There are big names in the world of animation and cartoons, such as Betty Boop, Pluto (originally named Rover, He wouldn’t officially become Mickey’s dog Pluto until 1931’s The Moose Hunt), and Blondie and Dagwood, which will be widely shared starting next year.
- Betty Boop from Fleischer Studios’ Dizzy Dishes and other cartoons
- Rover (later renamed Pluto) from Disney’s The Chain Gang (as an unnamed bloodhound) and The Picnic (as Rover)
- Blondie and Dagwood from the Blondie comic strips by Chic Young
- Flip the Frog from Fiddlesticks and other cartoons, by Ub Iwerks, after he left Disney.
- Nine new Mickey Mouse cartoons, the initial week of Mickey Mouse comic strips, and ten new Silly Symphonies cartoons from Disney
In fact, there is a horror Betty Boop movie in the works, following the trend of public domain characters hitting the big screen, like Bambi, Popeye, Peter Pan, and even Minnie Mouse, who is getting her own slasher film set to release next year. But it’s not all horror films, as many works that enter the public domain were used in this year’s biggest films.

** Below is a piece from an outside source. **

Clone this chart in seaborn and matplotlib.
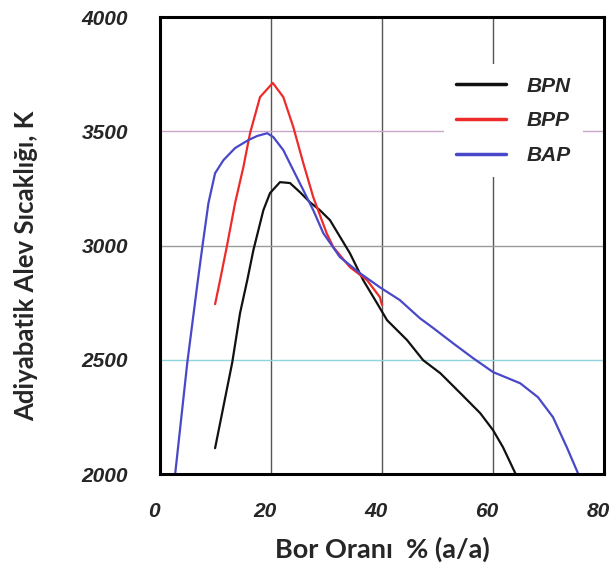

Boyle and Jenkins wrote, “In 2025, you may have enjoyed Guillermo del Toro’s Frankenstein, derived from Mary Shelley’s novel, or Wicked: For Good, derived from L. Frank Baum’s The Wonderful Wizard of Oz. Perhaps you are looking forward to Christopher Nolan’s forthcoming epic IMAX version of The Odyssey, Wuthering Heights starring Margot Robbie as Catherine Earnshaw, or Lear Rex, a new version of King Lear starring Al Pacino as Lear.”
One work of art inspires another – that is how the public domain feeds creativity.”